After working for some years in parks and gardens, it became apparent that visitors come for various reasons
Some visitors seem to be ‘doing’ the garden as our trans-Atlantic cousins ‘do’ Europe; right, been round there, on to the next. Others appear to be weighed down by affairs of state or domestic meltdown, as they go by, deep in conversation, leaving a passing tantalising snippet; “of course he would do that, he’s just that kind of man” or more worryingly “She ignored everyone’s, advice”, leaving the unnoticed listener in the dark as they stride out of earshot.
So on a serious note this shows the importance of 'green lungs' in urban settings, somewhere for anxieties to be sorted out and jangling nerves soothed. Less seriously, this is a plea to slow down and appreciate the artistry that’s being overlooked; here are some examples from this week’s meanderings:
Young growth on some conifers in the Bicentenary Arboretum
[Click photos to enlarge]
Abies veitchii; described in Hillier’s ‘Manual of Trees and Shrubs’ as a beautiful large fast growing tree – better in urban areas than most others.
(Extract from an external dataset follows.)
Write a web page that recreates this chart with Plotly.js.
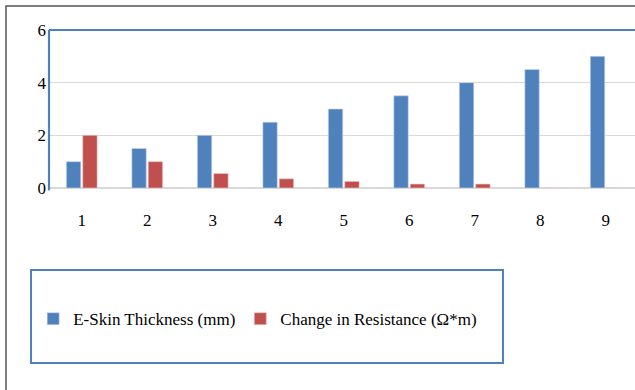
<!DOCTYPE html>
<html>
<head>
<meta charset="utf-8">
<script src="https://cdn.plot.ly/plotly-3.0.1.min.js"></script>
<style>html,body{margin:0;padding:0;background:#fff;}#chart{width:635px;height:390px;}</style>
</head>
<body>
<div id="chart"></div>
<script>
var categories = ["1","2","3","4","5","6","7","8","9"];
var thickness = [1, 1.5, 2, 2.5, 3, 3.5, 4, 4.5, 5];
var resistance = [2, 1, 0.55, 0.35, 0.25, 0.15, 0.15, 0, 0];
var yTicks = [0, 2, 4, 6];
var seriesNames = ["E-Skin Thickness (mm)", "Change in Resistance (\u03A9*m)"];

var font = {family: "Liberation Serif", size: 17, color: "#000"};
var blue = "#4f81bd", red = "#c0504d";

var traces = [
  {type: "bar", x: categories, y: thickness, name: seriesNames[0], marker: {color: blue, line: {color: "#c9d7ea", width: 0.6}}},
  {type: "bar", x: categories, y: resistance, name: seriesNames[1], marker: {color: red, line: {color: "#ecc7c6", width: 0.6}}}
];

var layout = {
  width: 635, height: 390,
  margin: {l: 49, r: 0, t: 30, b: 202},
  paper_bgcolor: "#fff", plot_bgcolor: "#fff",
  font: font,
  barmode: "group", bargap: 0.5, bargroupgap: 0.12,
  showlegend: true,
  legend: {orientation: "h", x: -0.027, xanchor: "left", y: -0.83, yanchor: "middle", font: font, bgcolor: "rgba(0,0,0,0)", traceorder: "normal", itemclick: false},
  xaxis: {type: "category", range: [-0.5, 8.447], showgrid: false, zeroline: false, showline: false, ticks: "", tickfont: font, ticklabelstandoff: 20, fixedrange: true},
  yaxis: {range: [0, 6], tickvals: yTicks, ticktext: yTicks.map(String), showgrid: true, gridcolor: "#d9d9d9", gridwidth: 1.5, zeroline: true, zerolinecolor: "#d9d9d9", zerolinewidth: 1.5, showline: false, ticks: "", tickfont: font, ticklabelstandoff: 2, fixedrange: true},
  shapes: [
    {type: "rect", xref: "paper", yref: "paper", x0: -0.0734, x1: 1.05, y0: -1.6, y1: 1.152, line: {color: "#555", width: 1.5}, fillcolor: "rgba(0,0,0,0)", layer: "below"},
    {type: "line", xref: "paper", yref: "paper", x0: 0, x1: 1.01, y0: 1, y1: 1, line: {color: blue, width: 2.2}},
    {type: "line", xref: "paper", yref: "paper", x0: 0, x1: 0, y0: -0.015, y1: 1, line: {color: blue, width: 2.2}},
    {type: "rect", xref: "paper", yref: "paper", x0: -0.0307, x1: 0.7747, y0: -1.1076, y1: -0.519, line: {color: blue, width: 2}, fillcolor: "rgba(0,0,0,0)"}
  ]
};

Plotly.newPlot("chart", traces, layout, {displayModeBar: false, staticPlot: true});
</script>
</body>
</html>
Pinus densiflora; Japanese Red Pine
Counterpart of our Scots Pine
Abies spectabilis; Himalayan Fir
Magnificent tree that’s susceptible to spring frosts
And the broadleaves aren't bad either...
Malus floribunda AGM; Japanese Crab
OK, visitors are not going to miss seeing this, but what about a closer look at the flower clusters?
Quercus marilandica, the black jack oak, has lovely red young foliage.
Rhododendron decorum AGM; Great white rhododendron; its flowers have subtle pinkish-white shades, but stoop down and smell!
Some of these might take a bit of finding - but by then all your anxieties will be forgotten.